Originally from St. Clairsville, Ohio, Pavelek plans to complete coursework for his MBA in the Cleveland area and pursue a career as a lighting designer or technical director for a theatre.

The Sr. Mary Agnes Bosche Award is presented to a traditional undergraduate student chosen by the College president and his staff from the graduating class. The recipient is chosen based on his or her embodiment of the qualities evident in the life and service of Sr. Mary Agnes Bosche, SND. The recipient must demonstrate honesty and trustworthiness, a commitment to excellence and selfless service to Notre Dame and the larger community.

About  Jennifer Berardinelli and the Finn Award

Berardinelli has maintained a commitment to academic excellence while juggling a busy schedule as both a full-time student and a full-time employee. With a background in theatre, she associates being on stage to standing at the front of a room full of students.  Her inventive lesson plans include such creative projects as making lava lamps out of household items. For this particular science lesson, she filmed herself creating the lamp to show her peers and students before making their own.

“I will always remember all the hard work it takes to get to graduation. I may have not had the time to get to know the campus college life and all the wonderful people that were in my classes with me as much as I would have liked, but I did learn so much,” Berardinelli said. “With the help of some amazing professors that I am honored to call lifetime friends, I truly have learned what kind of teacher I want to become, and I am excited to move forward.”

The Sr. Mary LeRoy Finn Award is conferred upon an adult student who has demonstrated academic excellence and leadership qualities both inside and outside the classroom. The recipient, chosen by faculty and administration, must have a minimum grade point average of 3.5. He or she must also embody the characteristics inscribed on the custom-made award presentation bowl: “Catalyst, Diligent, Scholarly, Spiritual, Resilient.”

About Jodi Hopkins Scott and the St. Catherine Award

At Notre Dame, Scott designed her action research project with the goal of implementing new teaching strategies that recognize and appreciate the many diverse dialects and the appropriate setting for casual language, especially African American vernacular English.  Her hope was to close the achievement gap between white and nonwhite students.

 “I learned that if I want to be effective at teaching, my students need to know how to speak and write using standard English. I need to show them first the linguistic patterns of their language and how they differ from standard English. I learned that simply defining and dismissing a person’s speech patterns as bad, poor or unacceptable does not provide a foundation for learning, but rather a foundation for resentment, anger and educational disengagement,” Scott said.

Currently a teacher at Lake Erie International High School, Scott provides special needs services, vocational education and career counseling to undereducated and often impoverished students. In her first year at Lake Erie, formerly Life Skills of Lake Erie, as a vocational specialist, she increased the student employment rate by 40 percent.

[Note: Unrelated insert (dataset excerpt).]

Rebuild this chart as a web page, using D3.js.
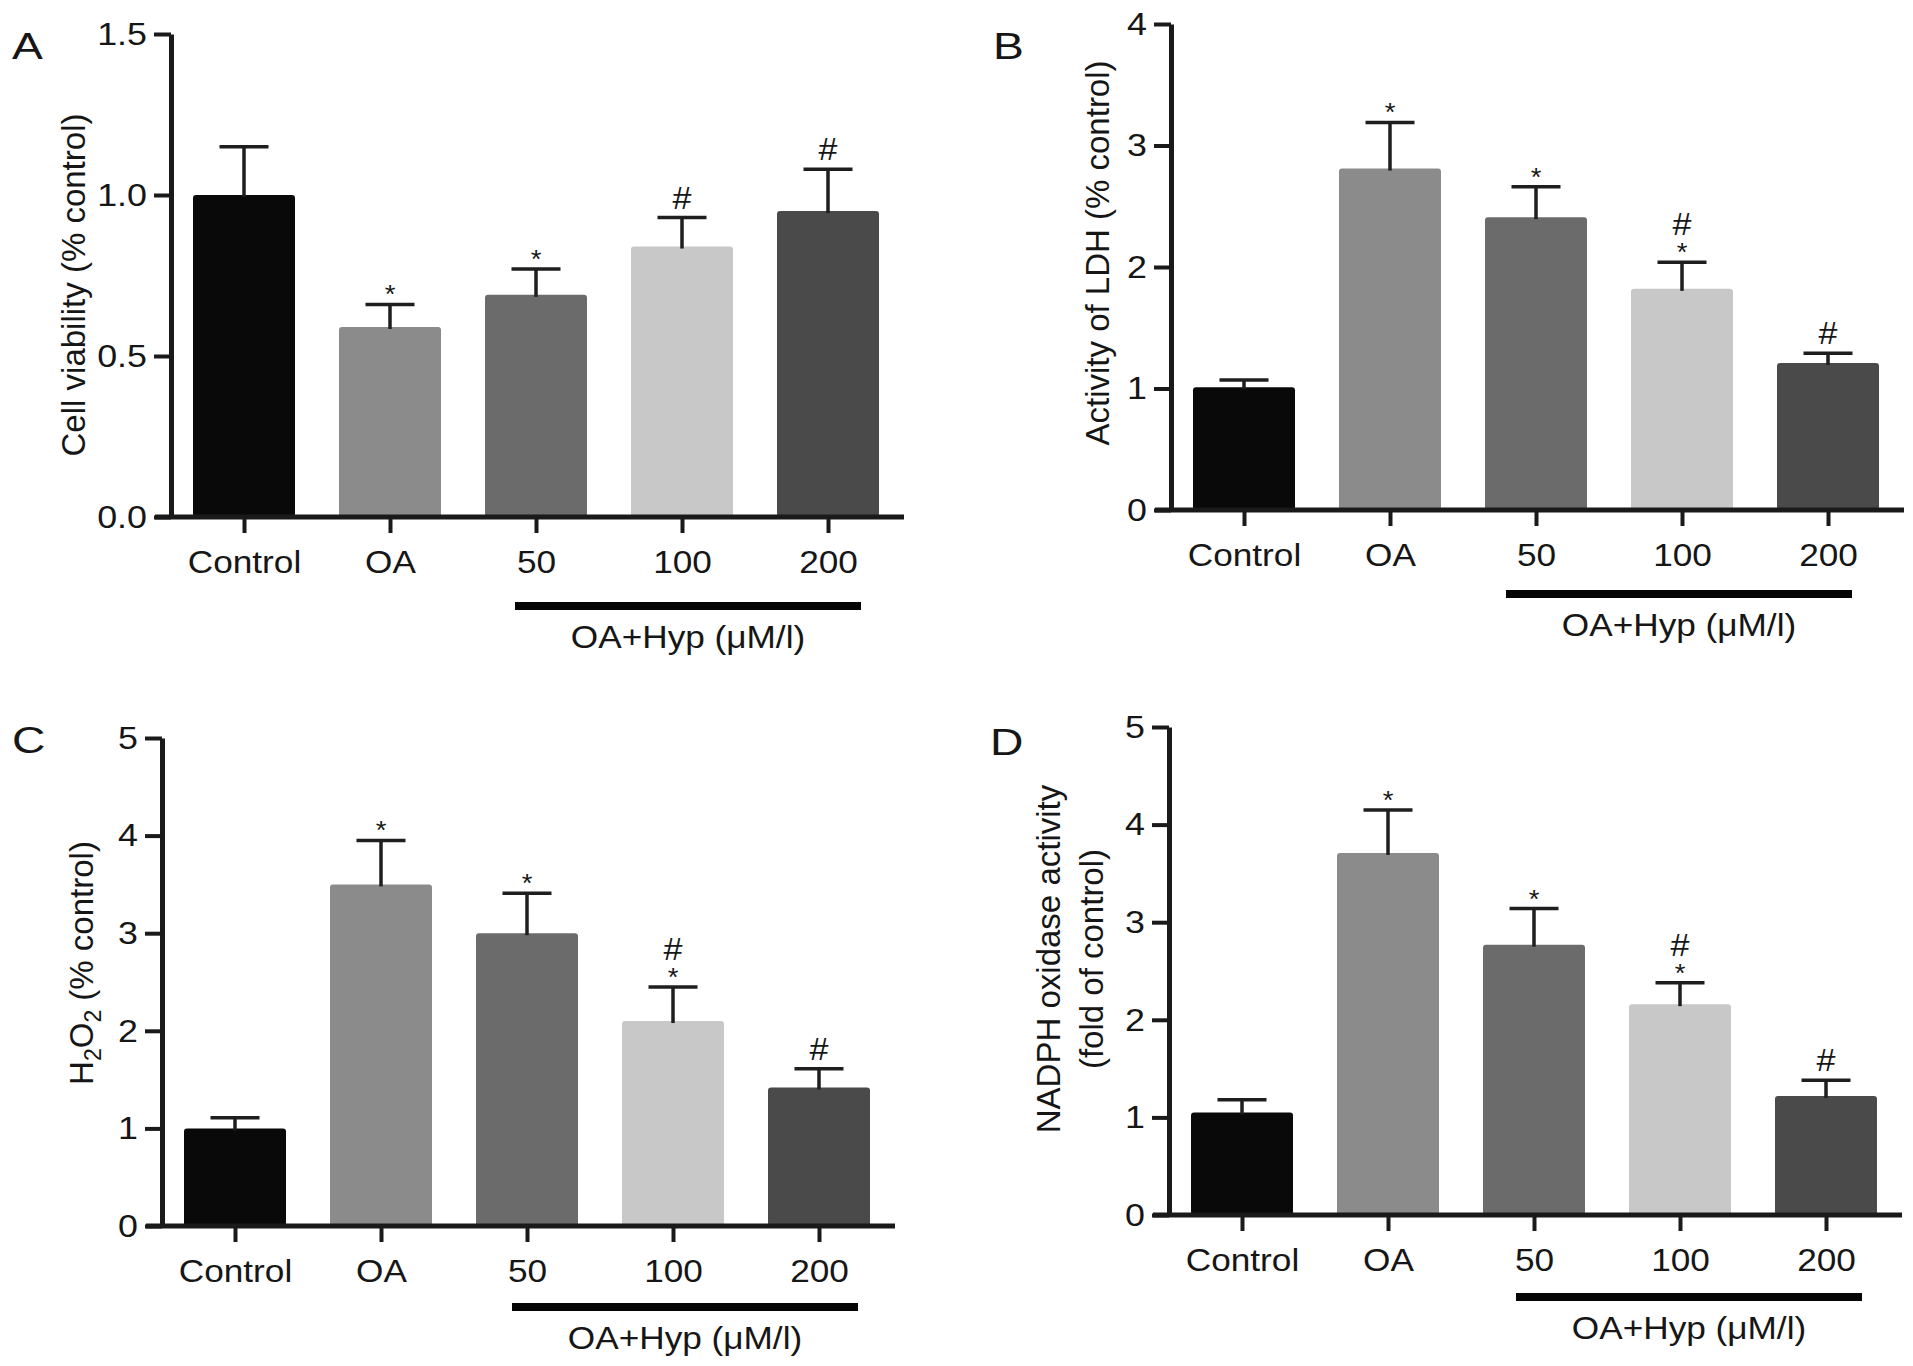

She is a former high school teacher at St. Joseph Academy where she taught social studies, wrote and designed curricula for global studies and Russian history courses and participated in drug and alcohol prevention programs.

Scott also has served as an educational specialist at Western Reserve Psychiatric Habilitation Center, where she developed a multi-modality education lab for MR/MI institutionalized adults, instructed GED classes for the “Not Guilty by Reason of Insanity” population and actively participated in IEP and IHP meetings for clients.

The St. Catherine of Alexandria Award is presented to an outstanding master’s degree candidate in the graduating class. The recipient who must exemplify the high ideals of a Catholic education is chosen by the graduate faculty on the basis of leadership, scholarship and service to and support of the College and community-at-large.